The Ammon Recreation Center in the Hill District will serve as an emergency shelter this winter when temperatures drop below 26 degrees and there isn’t room at other facilities in Allegheny County.
Both the City of Pittsburgh and Allegheny County were criticized for not being more forthcoming with their plan for emergency shelter when last week’s cold snap hit.
The Allegheny County’s Department of Human Services’ Deputy Director for the Office of Community Services Abigail Horn acknowledged it would have been ideal to have designated Ammon as an emergency shelter earlier. But she said the ultimate solution isn't creating more shelters.
“The solution to homelessness is housing. And I think we should all be focused on the need for deeply affordable housing throughout the county. That is a solution to homelessness.

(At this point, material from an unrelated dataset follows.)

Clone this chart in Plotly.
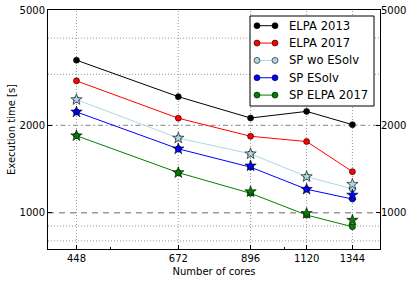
import math
import plotly.graph_objects as go

cores = [448, 672, 896, 1120, 1344]
tick_labels = ["448", "672", "896", "1120", "1344"]

elpa2013 = [3357, 2513, 2121, 2236, 2012]
elpa2017 = [2849, 2118, 1835, 1760, 1386]
sp_wo_esolv = [2455, 1809, 1597, 1332, 1208]
sp_esolv = [2226, 1661, 1436, 1205, 1115]
sp_elpa2017 = [1843, 1375, 1167, 982, 895]

# star markers (second set of measurements)
sp_wo_esolv_star = [2455, 1809, 1597, 1332, 1254]
sp_esolv_star = [2226, 1661, 1451, 1205, 1151]
sp_elpa2017_star = [1843, 1375, 1182, 995, 943]

series_names = ["ELPA 2013", "ELPA 2017", "SP wo ESolv", "SP ESolv", "SP ELPA 2017"]
series_colors = ["#000000", "#ff0000", "#add8e6", "#0000ff", "#008000"]

y_ticks = [1000, 2000, 5000]
y_tick_labels = ["1000", "2000", "5000"]
y_minor = [800, 900, 3000, 4000]
x_minor = [512, 1024]
x_range = [400, 1500]
y_range = [750, 5000]

series_vals = [elpa2013, elpa2017, sp_wo_esolv, sp_esolv, sp_elpa2017]
stars = [
    (sp_wo_esolv_star, "#add8e6"),
    (sp_esolv_star, "#0000ff"),
    (sp_elpa2017_star, "#008000"),
]

W, H = 415, 282
ML, MR, MT, MB = 48, 35, 10, 33
PW, PH = W - ML - MR, H - MT - MB


def px(xp):
    return (xp - ML) / PW


def py(yp):
    return (H - MB - yp) / PH


fig = go.Figure()
for name, vals, col in zip(series_names, series_vals, series_colors):
    fig.add_trace(go.Scatter(
        x=cores, y=vals, name=name, mode="lines+markers", showlegend=False,
        line=dict(color=col, width=1),
        marker=dict(symbol="circle", size=6, color=col,
                    line=dict(color="#000000", width=0.6)),
    ))
for vals, col in stars:
    fig.add_trace(go.Scatter(
        x=cores, y=vals, mode="markers", showlegend=False,
        marker=dict(symbol="star", size=8.5, color=col,
                    line=dict(color="#000000", width=0.6)),
    ))
fig.add_trace(go.Scatter(x=[], y=[], yaxis="y2", showlegend=False))

grid_dot = dict(color="#808080", width=0.8, dash="1px,2px")
shapes = []
for xv in cores:
    shapes.append(dict(type="line", xref="x", yref="paper", x0=xv, x1=xv,
                       y0=0, y1=1, layer="below", line=grid_dot))
for yv in y_minor:
    shapes.append(dict(type="line", xref="paper", yref="y", x0=0, x1=1,
                       y0=yv, y1=yv, layer="below", line=grid_dot))
shapes.append(dict(type="line", xref="paper", yref="y", x0=0, x1=1,
                   y0=1000, y1=1000, layer="below",
                   line=dict(color="#999999", width=1.3, dash="6px,5px")))
shapes.append(dict(type="line", xref="paper", yref="y", x0=0, x1=1,
                   y0=2000, y1=2000, layer="below",
                   line=dict(color="#999999", width=1.3, dash="5px,3px,1.5px,3px")))

# legend drawn in matplotlib style
annotations = []
LX0, LX1, LY0, LY1 = 250, 374, 16, 106
shapes.append(dict(type="rect", xref="paper", yref="paper",
                   x0=px(LX0), x1=px(LX1), y0=py(LY1), y1=py(LY0),
                   line=dict(color="black", width=1), fillcolor="white"))
font = "DejaVu Sans"
for i, (name, col) in enumerate(zip(series_names, series_colors)):
    ry = 25.7 + i * 17.35
    shapes.append(dict(type="line", xref="paper", yref="paper",
                       x0=px(257), x1=px(275), y0=py(ry), y1=py(ry),
                       line=dict(color=col, width=1)))
    for cx in (257, 275):
        shapes.append(dict(type="circle", xref="paper", yref="paper",
                           xsizemode="pixel", ysizemode="pixel",
                           xanchor=px(cx), yanchor=py(ry),
                           x0=-3, x1=3, y0=-3, y1=3,
                           fillcolor=col, line=dict(color="black", width=0.6)))
    annotations.append(dict(xref="paper", yref="paper", x=px(287), y=py(ry),
                            xanchor="left", yanchor="middle", showarrow=False,
                            text=name, font=dict(family=font, size=11.6, color="black")))

axis_common = dict(ticks="inside", ticklen=4, tickcolor="black", showgrid=False,
                   zeroline=False, automargin=False, tickfont=dict(size=10))

fig.update_layout(
    template="none",
    width=W, height=H,
    margin=dict(l=ML, r=MR, t=MT, b=MB),
    paper_bgcolor="white", plot_bgcolor="white",
    font=dict(family=font, size=10, color="black"),
    shapes=shapes,
    annotations=annotations,
    showlegend=False,
    xaxis=dict(type="log", range=[math.log10(x_range[0]), math.log10(x_range[1])],
               tickvals=cores, ticktext=tick_labels,
               showline=True, linecolor="black", linewidth=1, mirror=True,
               minor=dict(tickvals=x_minor, ticks="inside", ticklen=2, tickcolor="black"),
               title=dict(text="Number of cores", standoff=4, font=dict(size=10)),
               **axis_common),
    yaxis=dict(type="log", range=[math.log10(y_range[0]), math.log10(y_range[1])],
               tickvals=y_ticks, ticktext=y_tick_labels,
               showline=True, linecolor="black", linewidth=1, mirror=True,
               title=dict(text="Execution time [s]", standoff=2, font=dict(size=10)),
               **axis_common),
    yaxis2=dict(type="log", range=[math.log10(y_range[0]), math.log10(y_range[1])],
                overlaying="y", side="right", tickvals=y_ticks, ticktext=y_tick_labels,
                showline=False, **axis_common),
)

fig.write_html("out.html", config={"displayModeBar": False},
               post_script="document.body.style.margin='0px';document.body.style.overflow='hidden';")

And we are proactively, along with all of our partners, pursuing that,” said Horn during a press conference on emergency winter housing held at the Light of Life Rescue mission on Pittsburgh’s North Side.
This emergency shelter will likely be needed in the coming months as Light of Life reports that it’s already hitting overflow numbers — even though it’s still early December. People who come to the mission seeking shelter sleep on cots instead of beds due to a lack of space.
The mission’s executive director Jerrel Gilliam said that some of the increase in demand is from older people who don’t have a history of mental illness or addiction.
“It's been heartbreaking to see grandmothers, grandfathers coming to us,” said Gilliam. “Because of economic conditions, they find themselves homeless on the street.”
A survey done this January found that there were 913 people in Allegheny County who were living in emergency shelters, or experiencing unsheltered homelessness. In January 2022, it was 736.